Attempts to solve these problems through more controls appear limited in scope, with much better prospects visible in reducing the red tape plus the creation of a qualitatively different research medium that should perceive the researcher as a full-fledged worker financed by a grant, who has no need for a side job. So, the way lies forward in blind reviews at the journal and dissertation levels, as well as in integration with the international scholarly community through publications and openness to foreign reviewing.

A couple of words on interdisciplinary matters. None of the above problems can be handled by linking post-graduate specialty to the basic diploma, with the made-to-order dissertations, plagiarism, administrative levers and quality hardly related.

As a matter of fact, any humanity is interdisciplinary. Its fragmentation is definitely significant for understanding the research aims, specifying the range of issues to be covered and the subject, but in view of theory and the method, such separation appears somewhat arbitrary.

A good example comes from international relations, whose two basic theories – realism and liberalism – are essentially normative and hence inseparably connected with political philosophy. One just cannot perceive and use them in the absence of political philosophy categories (authority, public contract, natural state, liberty, etc.). Constructivism, a relatively novel theory, is largely a derivative of sociological theory. The empirical theories offer even a greater interdisciplinary factor. For example, theories of foreign policy decision making are unmanageable if detached from rational choice theories, social psychology, networking analysis and many other things.
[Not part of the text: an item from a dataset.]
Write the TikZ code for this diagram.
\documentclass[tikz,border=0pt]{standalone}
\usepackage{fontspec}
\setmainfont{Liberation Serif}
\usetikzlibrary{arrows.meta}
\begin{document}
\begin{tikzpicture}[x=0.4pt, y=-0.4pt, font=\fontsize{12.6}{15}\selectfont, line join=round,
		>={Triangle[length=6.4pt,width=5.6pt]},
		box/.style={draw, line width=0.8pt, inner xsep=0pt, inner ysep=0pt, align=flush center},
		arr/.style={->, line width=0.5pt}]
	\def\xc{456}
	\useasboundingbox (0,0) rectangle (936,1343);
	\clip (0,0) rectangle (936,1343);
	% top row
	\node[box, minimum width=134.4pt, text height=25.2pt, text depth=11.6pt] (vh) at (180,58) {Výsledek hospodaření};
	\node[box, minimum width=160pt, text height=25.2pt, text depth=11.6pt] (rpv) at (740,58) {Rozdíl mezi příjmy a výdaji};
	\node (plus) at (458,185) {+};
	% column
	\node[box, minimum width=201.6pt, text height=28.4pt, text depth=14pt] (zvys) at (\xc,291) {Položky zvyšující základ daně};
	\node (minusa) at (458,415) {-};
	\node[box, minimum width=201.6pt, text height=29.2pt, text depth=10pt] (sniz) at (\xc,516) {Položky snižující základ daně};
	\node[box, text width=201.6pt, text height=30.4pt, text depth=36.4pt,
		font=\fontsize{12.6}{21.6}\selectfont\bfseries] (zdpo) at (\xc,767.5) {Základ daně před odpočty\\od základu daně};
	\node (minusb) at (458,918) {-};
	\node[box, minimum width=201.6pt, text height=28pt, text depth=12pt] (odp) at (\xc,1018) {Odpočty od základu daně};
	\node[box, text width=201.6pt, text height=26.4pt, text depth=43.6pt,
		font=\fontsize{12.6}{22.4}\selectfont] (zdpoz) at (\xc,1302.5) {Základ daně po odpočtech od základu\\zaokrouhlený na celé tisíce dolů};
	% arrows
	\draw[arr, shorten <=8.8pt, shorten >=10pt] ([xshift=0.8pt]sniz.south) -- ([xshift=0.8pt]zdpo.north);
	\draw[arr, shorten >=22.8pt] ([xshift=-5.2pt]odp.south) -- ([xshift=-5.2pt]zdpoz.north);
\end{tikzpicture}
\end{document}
In the field of foreign relations, empirical studies are based on integrated methods and procedures taken from sociology and psychology, i.e. interviews, focus groups and experiments. Quite popular is mathematics, including regression analysis, the principal component method, factor analysis and other techniques. Russian foreign relations studies are traditionally famous for historical research and comparative analyses in international law. Exploits in strategic culture would inevitably demand the methods of culturology. The global system analyses will definitely require economic theory combined with historical approaches.
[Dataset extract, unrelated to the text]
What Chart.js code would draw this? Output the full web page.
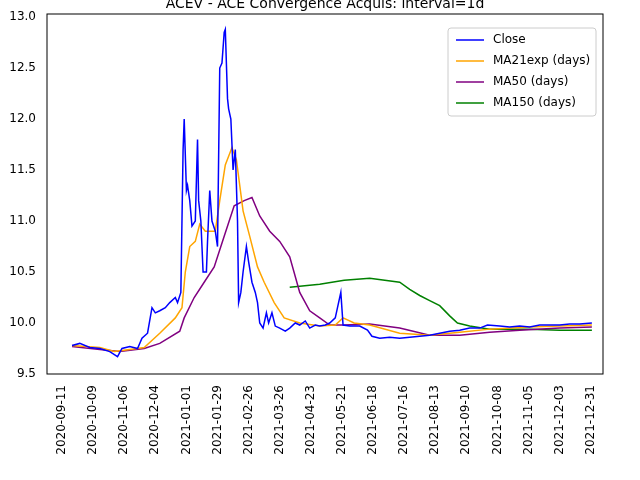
<!DOCTYPE html>
<html><head><script src="https://cdn.jsdelivr.net/npm/chart.js@4"></script>
<style>body{margin:0;background:#fff}#w{width:640px;height:480px}</style></head>
<body><div id="w"><canvas id="c"></canvas></div>
<script>
const BASE = Date.UTC(2020,8,11);
const closeDays = [9,16,25,34,43,50,54,61,68,72,77,81,84,88,93,97,102,104,107,109,110,112,113,115,117,120,122,123,125,127,130,131,133,135,138,140,142,144,146,147,149,150,152,154,156,158,159,161,163,166,168,171,174,176,178,181,184,186,189,192,196,201,205,210,214,219,223,228,232,237,241,246,248,251,253,259,268,275,279,286,295,304,313,322,331,340,349,358,367,376,383,394,403,412,421,430,439,448,457,466,477];
const closeVals = [9.78,9.80,9.76,9.75,9.72,9.67,9.75,9.77,9.75,9.85,9.90,10.15,10.1,10.12,10.15,10.2,10.25,10.2,10.3,11.7,12.0,11.3,11.35,11.2,10.95,11.0,11.8,11.2,11.0,10.5,10.5,10.8,11.3,11.0,10.9,10.75,12.5,12.55,12.85,12.88,12.2,12.1,12.0,11.5,11.7,11.0,10.2,10.3,10.5,10.75,10.6,10.4,10.3,10.2,10.0,9.95,10.1,10.0,10.1,9.97,9.95,9.92,9.95,10.0,9.98,10.02,9.95,9.98,9.97,9.98,10.0,10.05,10.15,10.3,9.98,9.97,9.97,9.93,9.87,9.85,9.86,9.85,9.86,9.87,9.88,9.9,9.92,9.93,9.95,9.95,9.98,9.97,9.96,9.97,9.96,9.98,9.98,9.98,9.99,9.99,10.0];
const ma21Days = [9,34,47,61,74,88,102,108,111,115,120,124,129,133,138,142,147,153,157,163,169,176,182,191,200,214,232,246,253,263,277,304,331,358,385,421,448,477];
const ma21Vals = [9.78,9.76,9.72,9.74,9.76,9.9,10.05,10.15,10.5,10.75,10.8,10.97,10.9,10.9,10.9,11.2,11.55,11.72,11.6,11.1,10.85,10.55,10.4,10.2,10.05,10.0,9.97,9.98,10.05,10.0,9.98,9.9,9.88,9.91,9.94,9.96,9.97,9.98];
const ma50Days = [9,34,52,74,88,106,110,119,128,137,146,155,164,171,178,187,196,205,214,223,232,241,254,277,304,331,358,385,412,448,477];
const ma50Vals = [9.77,9.74,9.72,9.75,9.8,9.92,10.05,10.25,10.4,10.55,10.85,11.15,11.2,11.23,11.05,10.9,10.8,10.65,10.3,10.12,10.05,9.98,9.98,9.99,9.95,9.88,9.88,9.91,9.93,9.95,9.96];
const ma150Days = [205,232,254,277,304,313,322,331,340,349,356,367,385,421,448,477];
const ma150Vals = [10.35,10.38,10.42,10.44,10.4,10.33,10.27,10.22,10.17,10.07,10.0,9.97,9.94,9.94,9.93,9.93];
const tickDays = [0,28,56,84,112,140,168,196,224,252,280,308,336,364,392,420,448,476];
const yTicks = [9.5,10.0,10.5,11.0,11.5,12.0,12.5,13.0];

const pts = (d,v)=>d.map((x,i)=>({x, y:v[i]}));
const fmt = d => new Date(BASE + d*86400000).toISOString().slice(0,10);
const series = [
 {label:'Close', data:pts(closeDays,closeVals), borderColor:'#0000ff'},
 {label:'MA21exp (days)', data:pts(ma21Days,ma21Vals), borderColor:'#ffa500'},
 {label:'MA50 (days)', data:pts(ma50Days,ma50Vals), borderColor:'#800080'},
 {label:'MA150 (days)', data:pts(ma150Days,ma150Vals), borderColor:'#008000'}
].map(s=>({...s, borderWidth:1.5, pointRadius:0, tension:0, fill:false}));

const deco = {id:'deco', afterDraw(c){
  const g=c.ctx, a=c.chartArea;
  g.save();
  g.strokeStyle='#000'; g.lineWidth=1; g.strokeRect(a.left,a.top,a.right-a.left,a.bottom-a.top);
  g.fillStyle='#000'; g.font='14px "DejaVu Sans"'; g.textAlign='center'; g.textBaseline='bottom';
  g.fillText('ACEV - ACE Convergence Acquis: interval=1d',(a.left+a.right)/2,a.top-3);
  // legend
  const lx=448, ly=28, lw=148, lh=88;
  g.fillStyle='rgba(255,255,255,0.8)'; g.strokeStyle='#ccc';
  g.beginPath(); g.roundRect(lx,ly,lw,lh,3); g.fill(); g.stroke();
  g.font='12px "DejaVu Sans"'; g.textAlign='left'; g.textBaseline='middle';
  series.forEach((s,i)=>{const y=ly+12+i*21; g.strokeStyle=s.borderColor; g.lineWidth=1.5;
    g.beginPath(); g.moveTo(lx+8,y); g.lineTo(lx+36,y); g.stroke(); g.fillStyle='#000'; g.fillText(s.label,lx+45,y);});
  g.restore();
}};
new Chart(document.getElementById('c'),{type:'line',data:{datasets:series},plugins:[deco],
 options:{responsive:true,maintainAspectRatio:false,animation:false,
  layout:{padding:{top:14,right:37,left:0,bottom:0}},
  plugins:{legend:{display:false},tooltip:{enabled:false}},
  scales:{
   x:{type:'linear',min:-13.5,max:487,grid:{display:false},border:{display:false},
      afterBuildTicks:ax=>{ax.ticks=tickDays.map(v=>({value:v}));},
      afterFit:ax=>{ax.height=106;},
      ticks:{autoSkip:false,maxRotation:90,minRotation:90,color:'#000',font:{family:'DejaVu Sans',size:12},callback:v=>fmt(v)}},
   y:{min:9.5,max:13.03,grid:{display:false},border:{display:false},
      afterBuildTicks:ax=>{ax.ticks=yTicks.map(v=>({value:v}));},
      afterFit:ax=>{ax.width=47;},
      ticks:{color:'#000',font:{family:'DejaVu Sans',size:12},callback:v=>v.toFixed(1)}}
  }}});
</script></body></html>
Even this cursory and quite perfunctory review appears sufficient to prove that insularity within a single specialty contradicts the very nature of modern science. On the contrary, a scholar should have a free hand in combining research fields, with a historian, sociologist, philosopher, mathematician, psychologist, language and culture experts emerging as staples for international relations studies. A post-graduate course must adapt the aspirant to the requirements of the specialty and the subject through proper use of qualification exams and an unbiased expertise of dissertations.